- [What is needed]: Output the full listing below exactly as it reads, and skip anything that is a picture.

- [Data excerpts]:
· · ·

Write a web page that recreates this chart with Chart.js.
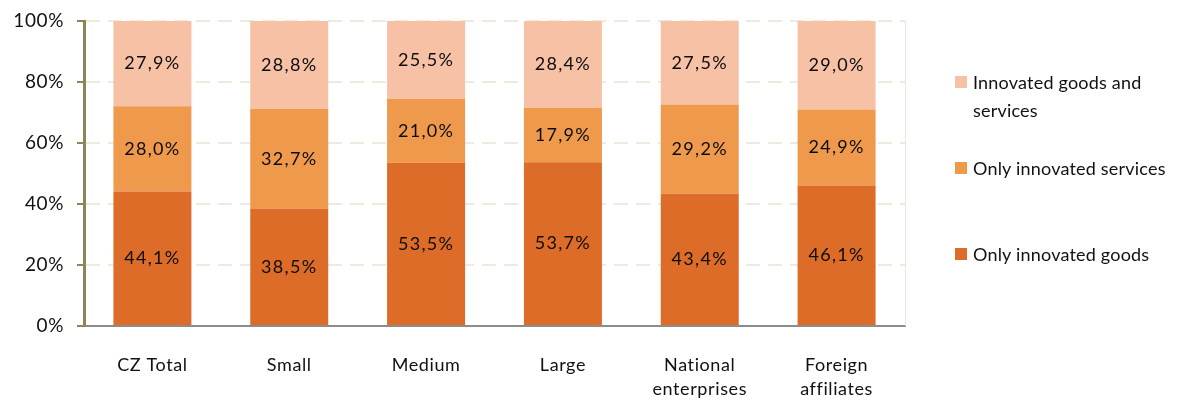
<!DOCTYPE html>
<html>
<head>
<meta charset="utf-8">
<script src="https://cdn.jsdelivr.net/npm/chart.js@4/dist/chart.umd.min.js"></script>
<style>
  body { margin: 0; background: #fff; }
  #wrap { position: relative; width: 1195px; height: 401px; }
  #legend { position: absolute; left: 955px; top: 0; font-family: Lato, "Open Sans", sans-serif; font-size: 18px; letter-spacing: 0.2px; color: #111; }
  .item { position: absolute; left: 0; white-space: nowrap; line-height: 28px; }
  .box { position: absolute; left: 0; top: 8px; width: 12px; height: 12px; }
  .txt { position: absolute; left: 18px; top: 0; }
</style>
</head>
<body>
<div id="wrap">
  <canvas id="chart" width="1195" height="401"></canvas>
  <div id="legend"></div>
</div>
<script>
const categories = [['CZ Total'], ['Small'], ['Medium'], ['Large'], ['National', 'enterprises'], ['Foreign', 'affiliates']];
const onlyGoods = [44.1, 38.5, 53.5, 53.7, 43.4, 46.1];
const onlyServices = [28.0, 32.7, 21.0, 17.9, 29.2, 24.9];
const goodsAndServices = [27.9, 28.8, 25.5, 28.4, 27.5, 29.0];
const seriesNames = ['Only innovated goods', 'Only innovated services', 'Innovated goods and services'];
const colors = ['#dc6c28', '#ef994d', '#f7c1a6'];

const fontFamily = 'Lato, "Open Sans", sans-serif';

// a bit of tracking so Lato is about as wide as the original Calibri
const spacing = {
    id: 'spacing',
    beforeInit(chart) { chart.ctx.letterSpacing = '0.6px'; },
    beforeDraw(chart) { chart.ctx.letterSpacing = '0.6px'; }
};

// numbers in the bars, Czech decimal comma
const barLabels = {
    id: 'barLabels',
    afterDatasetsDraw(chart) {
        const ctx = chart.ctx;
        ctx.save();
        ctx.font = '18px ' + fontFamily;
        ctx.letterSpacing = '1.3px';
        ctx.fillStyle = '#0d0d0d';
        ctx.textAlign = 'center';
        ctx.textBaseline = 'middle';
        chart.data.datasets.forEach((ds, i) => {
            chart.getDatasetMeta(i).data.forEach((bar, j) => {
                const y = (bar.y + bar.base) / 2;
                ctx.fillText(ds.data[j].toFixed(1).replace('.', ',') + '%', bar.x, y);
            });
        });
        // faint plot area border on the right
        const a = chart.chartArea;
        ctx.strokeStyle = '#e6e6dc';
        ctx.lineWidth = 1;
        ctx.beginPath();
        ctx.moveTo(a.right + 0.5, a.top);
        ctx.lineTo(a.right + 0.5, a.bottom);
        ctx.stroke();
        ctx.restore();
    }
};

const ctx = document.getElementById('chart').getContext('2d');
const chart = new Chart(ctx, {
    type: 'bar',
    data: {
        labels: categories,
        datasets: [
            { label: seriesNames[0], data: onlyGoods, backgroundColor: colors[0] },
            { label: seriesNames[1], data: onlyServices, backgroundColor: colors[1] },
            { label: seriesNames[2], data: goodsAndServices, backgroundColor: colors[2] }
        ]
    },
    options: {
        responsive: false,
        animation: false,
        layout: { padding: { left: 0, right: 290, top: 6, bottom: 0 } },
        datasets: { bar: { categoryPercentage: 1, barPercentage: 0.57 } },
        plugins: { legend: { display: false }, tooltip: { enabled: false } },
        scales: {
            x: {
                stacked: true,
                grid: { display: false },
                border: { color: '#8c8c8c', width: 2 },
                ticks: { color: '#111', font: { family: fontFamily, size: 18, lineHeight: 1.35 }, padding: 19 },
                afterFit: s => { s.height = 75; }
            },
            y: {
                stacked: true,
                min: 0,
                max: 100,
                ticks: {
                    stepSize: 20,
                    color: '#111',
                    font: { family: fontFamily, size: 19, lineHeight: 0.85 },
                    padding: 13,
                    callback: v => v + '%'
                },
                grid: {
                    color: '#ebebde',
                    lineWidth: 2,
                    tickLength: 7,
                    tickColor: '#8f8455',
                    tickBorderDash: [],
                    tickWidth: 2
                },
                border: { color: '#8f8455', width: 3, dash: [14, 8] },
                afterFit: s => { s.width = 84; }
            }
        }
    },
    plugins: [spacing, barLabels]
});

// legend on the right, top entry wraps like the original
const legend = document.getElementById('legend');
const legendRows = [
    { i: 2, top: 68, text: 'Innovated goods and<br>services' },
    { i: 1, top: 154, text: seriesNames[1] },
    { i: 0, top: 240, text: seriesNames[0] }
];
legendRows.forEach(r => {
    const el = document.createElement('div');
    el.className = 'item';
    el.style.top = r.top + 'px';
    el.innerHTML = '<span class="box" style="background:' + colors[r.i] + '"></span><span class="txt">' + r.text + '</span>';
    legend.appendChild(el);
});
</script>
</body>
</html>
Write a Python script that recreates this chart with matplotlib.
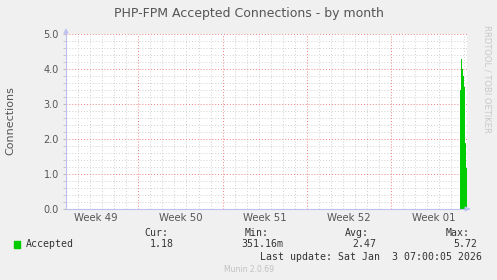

· · ·

- [Exercise output]:
Write a web page that recreates this chart with Chart.js.
<!DOCTYPE html>
<html>
<head>
<meta charset="utf-8">
<script src="https://cdn.jsdelivr.net/npm/chart.js@4/dist/chart.umd.min.js"></script>
<style>
  body { margin: 0; background: #fff; }
  #wrap { position: relative; width: 1195px; height: 401px; }
  #legend { position: absolute; left: 955px; top: 0; font-family: Lato, "Open Sans", sans-serif; font-size: 18px; letter-spacing: 0.2px; color: #111; }
  .item { position: absolute; left: 0; white-space: nowrap; line-height: 28px; }
  .box { position: absolute; left: 0; top: 8px; width: 12px; height: 12px; }
  .txt { position: absolute; left: 18px; top: 0; }
</style>
</head>
<body>
<div id="wrap">
  <canvas id="chart" width="1195" height="401"></canvas>
  <div id="legend"></div>
</div>
<script>
const categories = [['CZ Total'], ['Small'], ['Medium'], ['Large'], ['National', 'enterprises'], ['Foreign', 'affiliates']];
const onlyGoods = [44.1, 38.5, 53.5, 53.7, 43.4, 46.1];
const onlyServices = [28.0, 32.7, 21.0, 17.9, 29.2, 24.9];
const goodsAndServices = [27.9, 28.8, 25.5, 28.4, 27.5, 29.0];
const seriesNames = ['Only innovated goods', 'Only innovated services', 'Innovated goods and services'];
const colors = ['#dc6c28', '#ef994d', '#f7c1a6'];

const fontFamily = 'Lato, "Open Sans", sans-serif';

// a bit of tracking so Lato is about as wide as the original Calibri
const spacing = {
    id: 'spacing',
    beforeInit(chart) { chart.ctx.letterSpacing = '0.6px'; },
    beforeDraw(chart) { chart.ctx.letterSpacing = '0.6px'; }
};

// numbers in the bars, Czech decimal comma
const barLabels = {
    id: 'barLabels',
    afterDatasetsDraw(chart) {
        const ctx = chart.ctx;
        ctx.save();
        ctx.font = '18px ' + fontFamily;
        ctx.letterSpacing = '1.3px';
        ctx.fillStyle = '#0d0d0d';
        ctx.textAlign = 'center';
        ctx.textBaseline = 'middle';
        chart.data.datasets.forEach((ds, i) => {
            chart.getDatasetMeta(i).data.forEach((bar, j) => {
                const y = (bar.y + bar.base) / 2;
                ctx.fillText(ds.data[j].toFixed(1).replace('.', ',') + '%', bar.x, y);
            });
        });
        // faint plot area border on the right
        const a = chart.chartArea;
        ctx.strokeStyle = '#e6e6dc';
        ctx.lineWidth = 1;
        ctx.beginPath();
        ctx.moveTo(a.right + 0.5, a.top);
        ctx.lineTo(a.right + 0.5, a.bottom);
        ctx.stroke();
        ctx.restore();
    }
};

const ctx = document.getElementById('chart').getContext('2d');
const chart = new Chart(ctx, {
    type: 'bar',
    data: {
        labels: categories,
        datasets: [
            { label: seriesNames[0], data: onlyGoods, backgroundColor: colors[0] },
            { label: seriesNames[1], data: onlyServices, backgroundColor: colors[1] },
            { label: seriesNames[2], data: goodsAndServices, backgroundColor: colors[2] }
        ]
    },
    options: {
        responsive: false,
        animation: false,
        layout: { padding: { left: 0, right: 290, top: 6, bottom: 0 } },
        datasets: { bar: { categoryPercentage: 1, barPercentage: 0.57 } },
        plugins: { legend: { display: false }, tooltip: { enabled: false } },
        scales: {
            x: {
                stacked: true,
                grid: { display: false },
                border: { color: '#8c8c8c', width: 2 },
                ticks: { color: '#111', font: { family: fontFamily, size: 18, lineHeight: 1.35 }, padding: 19 },
                afterFit: s => { s.height = 75; }
            },
            y: {
                stacked: true,
                min: 0,
                max: 100,
                ticks: {
                    stepSize: 20,
                    color: '#111',
                    font: { family: fontFamily, size: 19, lineHeight: 0.85 },
                    padding: 13,
                    callback: v => v + '%'
                },
                grid: {
                    color: '#ebebde',
                    lineWidth: 2,
                    tickLength: 7,
                    tickColor: '#8f8455',
                    tickBorderDash: [],
                    tickWidth: 2
                },
                border: { color: '#8f8455', width: 3, dash: [14, 8] },
                afterFit: s => { s.width = 84; }
            }
        }
    },
    plugins: [spacing, barLabels]
});

// legend on the right, top entry wraps like the original
const legend = document.getElementById('legend');
const legendRows = [
    { i: 2, top: 68, text: 'Innovated goods and<br>services' },
    { i: 1, top: 154, text: seriesNames[1] },
    { i: 0, top: 240, text: seriesNames[0] }
];
legendRows.forEach(r => {
    const el = document.createElement('div');
    el.className = 'item';
    el.style.top = r.top + 'px';
    el.innerHTML = '<span class="box" style="background:' + colors[r.i] + '"></span><span class="txt">' + r.text + '</span>';
    legend.appendChild(el);
});
</script>
</body>
</html>
Write a Python script that recreates this chart with matplotlib.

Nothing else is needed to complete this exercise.